What lifts it from this range of references is the force with which it celebrates the family of professional discipline. The hotel staff and the small quarters they inhabit, the chain of master-apprentice of Concierge-Lobby Boy, the hierarchy binds rather than separates. In this the film is much like The Life Aquatic With Steve Zissou. There’s much attention paid to maintain standards with even temporary replacements dealt with skepticism. The professional ties involves a secret society of concierges that functions as a final resort for Gustave H. The montage showing the Society of Crossed Keys, apparently a real-life secret-society is one of the funniest moments in all of Anderson involving perfect cameos by Bill Murray and Warris Ahluwalia. The film at times is a gallery of perfect cameos – Jeff Goldblum, Mathieu Amalric, Tilda Swinton, Jason Schwartzman and Harvey Keitel – all of whom are perfect and wonderful in their presences.

The Grand Budapest Hotel is perhaps the first real Wes Anderson with villains – Adrien Brody and Willem Dafoe – and the villains are as funny and ridiculous as they are threatening and absurd. Willem Dafoe is about the only actor who can make the willful and spiteful murder of a cat into a bizarre comic gag. The humour of these vile characters differentiates them from the true villains, the armies that use the Grand Budapest and convert it into an army camp, invading the space of elegance and civility that had been Gustave’s life. They make a final appearance later on, as the more humourless and implacable quasi-Nazis that are ready to march across Europe.

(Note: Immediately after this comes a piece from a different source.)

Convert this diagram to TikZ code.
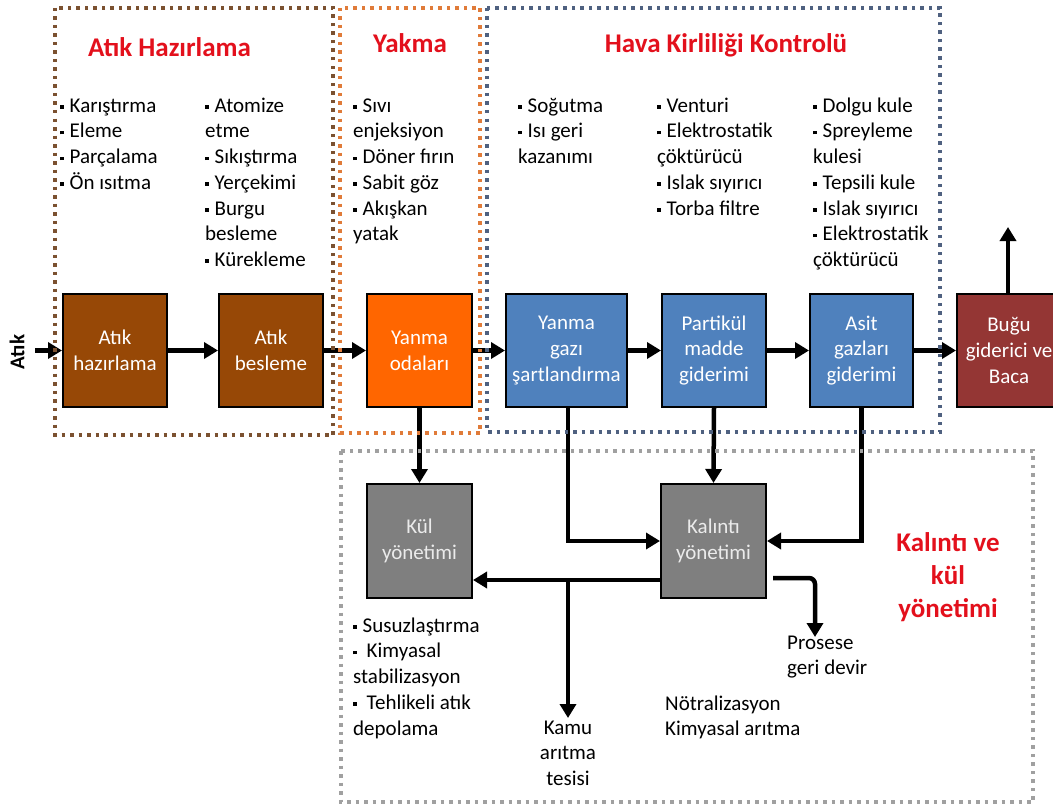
\documentclass[tikz,border=0pt]{standalone}
\usepackage{fontspec}
\setmainfont{Carlito}
\usetikzlibrary{arrows.meta,calc}
\definecolor{cbrown}{HTML}{974806}
\definecolor{corange}{HTML}{FF6600}
\definecolor{cblue}{HTML}{4F81BD}
\definecolor{cdred}{HTML}{943634}
\definecolor{cgray}{HTML}{7F7F7F}
\definecolor{ctitle}{HTML}{E3101C}
\definecolor{fbrown}{HTML}{7B5130}
\definecolor{forange}{HTML}{E07B39}
\definecolor{fblue}{HTML}{4F6180}
\definecolor{fgray}{HTML}{A0A0A0}
\newcommand\lstfont{\fontsize{21}{25.7}\selectfont}
\newcommand\ttlfont{\fontsize{27}{33}\selectfont\bfseries}
\newcommand\bsq{\raisebox{3.5pt}{\rule{3.5pt}{3.5pt}}\hspace{6pt}}
\newcommand\fs{\rule{0pt}{16pt}}
\newcommand\ts{\rule{0pt}{21pt}}
\begin{document}
\begin{tikzpicture}[x=1pt,y=-1pt,
  blk/.style={draw=black, line width=2pt, minimum height=113pt, text=white,
    font=\lstfont, align=center, inner sep=0pt},
  flow/.style={line width=4.5pt, -{Triangle[length=14pt,width=16pt]}},
  frame/.style={line width=3.5pt, dash pattern=on 3.5pt off 5pt},
  lst/.style={anchor=north west, align=left, inner sep=0pt, font=\lstfont},
  ttl/.style={text=ctitle, font=\ttlfont, inner sep=0pt, align=center}]
\useasboundingbox (0,0) rectangle (1053,808);
\clip (0,0) rectangle (1053,808);

% boxes
\node[blk, fill=cbrown, minimum width=104pt] (n1) at (115,350.5) {Atık\\hazırlama};
\node[blk, fill=cbrown, minimum width=104pt] (n2) at (271,350.5) {Atık\\besleme};
\node[blk, fill=corange, minimum width=105pt] (n3) at (419.5,350.5) {Yanma\\odaları};
\node[blk, fill=cblue, minimum width=121pt] (ygs) at (566.5,350.5) {Yanma\\gazı\\şartlandırma};
\node[blk, fill=cblue, minimum width=104pt] (par) at (714,350.5) {Partikül\\madde\\giderimi};
\node[blk, fill=cblue, minimum width=103pt] (asit) at (861.5,350.5) {Asit\\gazları\\giderimi};
\node[blk, fill=cdred, minimum width=104pt] (bugu) at (1009,350.5) {Buğu\\giderici ve\\Baca};
\node[blk, fill=cgray, minimum width=105pt, minimum height=114pt, text=white!92!black] (kul) at (419.5,541) {Kül\\yönetimi};
\node[blk, fill=cgray, minimum width=105pt, minimum height=114pt, text=white!92!black] (kal) at (713.5,541) {Kalıntı\\yönetimi};

% labels
\node[rotate=90, font=\fontsize{21}{25}\selectfont\bfseries, inner sep=0pt] (atik) at (17,352) {Atık};
\node[lst] (l1) at (60,96) {\fs\bsq Karıştırma\\\bsq Eleme\\\bsq Parçalama\\\bsq Ön ısıtma};
\node[lst] (l2) at (205,96) {\fs\bsq Atomize\\etme\\\bsq Sıkıştırma\\\bsq Yerçekimi\\\bsq Burgu\\besleme\\\bsq Kürekleme};
\node[lst] (l3) at (353,96) {\fs\bsq Sıvı\\enjeksiyon\\\bsq Döner fırın\\\bsq Sabit göz\\\bsq Akışkan\\yatak};
\node[lst] (l4) at (518,96) {\fs\bsq Soğutma\\\bsq Isı geri\\kazanımı};
\node[lst] (l5) at (657,96) {\fs\bsq Venturi\\\bsq Elektrostatik\\çöktürücü\\\bsq Islak sıyırıcı\\\bsq Torba filtre};
\node[lst] (l6) at (813,96) {\fs\bsq Dolgu kule\\\bsq Spreyleme\\kulesi\\\bsq Tepsili kule\\\bsq Islak sıyırıcı\\\bsq Elektrostatik\\çöktürücü};
\node[lst] (l7) at (353,616) {\fs\bsq Susuzlaştırma\\\bsq\hspace{4pt}Kimyasal\\stabilizasyon\\\bsq\hspace{4pt}Tehlikeli atık\\depolama};
\node[lst, anchor=north, align=center] (kamu) at (568,718) {\fs Kamu\\arıtma\\tesisi};
\node[lst] (notr) at (665,694) {\fs Nötralizasyon\\Kimyasal arıtma};
\node[lst] (pros) at (787,633) {\fs Prosese\\geri devir};

\node[ttl] (t1) at (169.5,47) {Atık Hazırlama};
\node[ttl] (t2) at (410,43) {Yakma};
\node[ttl] (t3) at (726,45) {Hava Kirliliği Kontrolü};
\node[ttl, anchor=north] (t4) at (948,530) {\ts Kalıntı ve\\kül\\yönetimi};

% coordinates
\coordinate (ain) at (35,350.5);
\coordinate (up) at (1008,227);
\coordinate (k1) at ($(kal.west)+(0,39)$);
\coordinate (j) at (568,580);
\coordinate (p0) at ($(kal.east)+(6,37)$);
\coordinate (pe) at (815,637);

% connectors
\draw[flow] (ain) -- (n1.west);
\draw[flow] (n1.east) -- (n2.west);
\draw[flow] (n2.east) -- (n3.west);
\draw[flow] (n3.east) -- (ygs.west);
\draw[flow] (ygs.east) -- (par.west);
\draw[flow] (par.east) -- (asit.west);
\draw[flow] (asit.east) -- (bugu.west);
\draw[flow] (bugu.north -| up) -- (up);
\draw[flow] (n3.south) -- (kul.north);
\draw[flow] (par.south) -- (kal.north);
\draw[flow] (ygs.south -| j) |- (kal.west);
\draw[flow] (asit.south) |- (kal.east);
\draw[flow] (k1) -- (kul.east |- k1);
\draw[flow] (j) -- (kamu.north);
\draw[flow, rounded corners=6pt] (p0) -| (pe);

% dotted frames
\draw[frame, fbrown] (55,8) rectangle (333,435);
\draw[frame, forange] (340,8) rectangle (480,433);
\draw[frame, fblue] (487,8) rectangle (940,432);
\draw[frame, fgray] (341,451) rectangle (1033,802);
\end{tikzpicture}
\end{document}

At the centre of the film though is Monsieur Gustave, a character who is an expert dissembler and perhaps the first time Wes Anderson has created a genuine tragic figure. Gustave never tells anyone about his background or his upbringing, he bonds with Zero Moustafa and tells him that he was once a lobby boy but throughout the film he sleeps alone in a small quarter by himself. His vitality, his treasured assignations with elderly women and occasional dalliances with men, hints at a flexibility and an embrace of life’s complexity. The film’s old-fashioned approach to storytelling provides many hints. Namely the fact that Edward Norton’s sympathetic police officer is most likely Gustave’s son with one of his former partners and that given the context of the film and Gustave’s sense of real and imagined persecution, he’s likely an assimilated Jew clinging to a recreation of the trappings of culture that had already passed him by, becoming an embodiment of the Belle Epoque, over long before he arrived on the scene.  In that he embodies Wes Anderson, much as Jude Law and Tom Wilkinson’s writer character embodies other aspects of the artist, the artist not as autobiographer but a gatherer of narratives which they then recreate years after their own memory had failed them.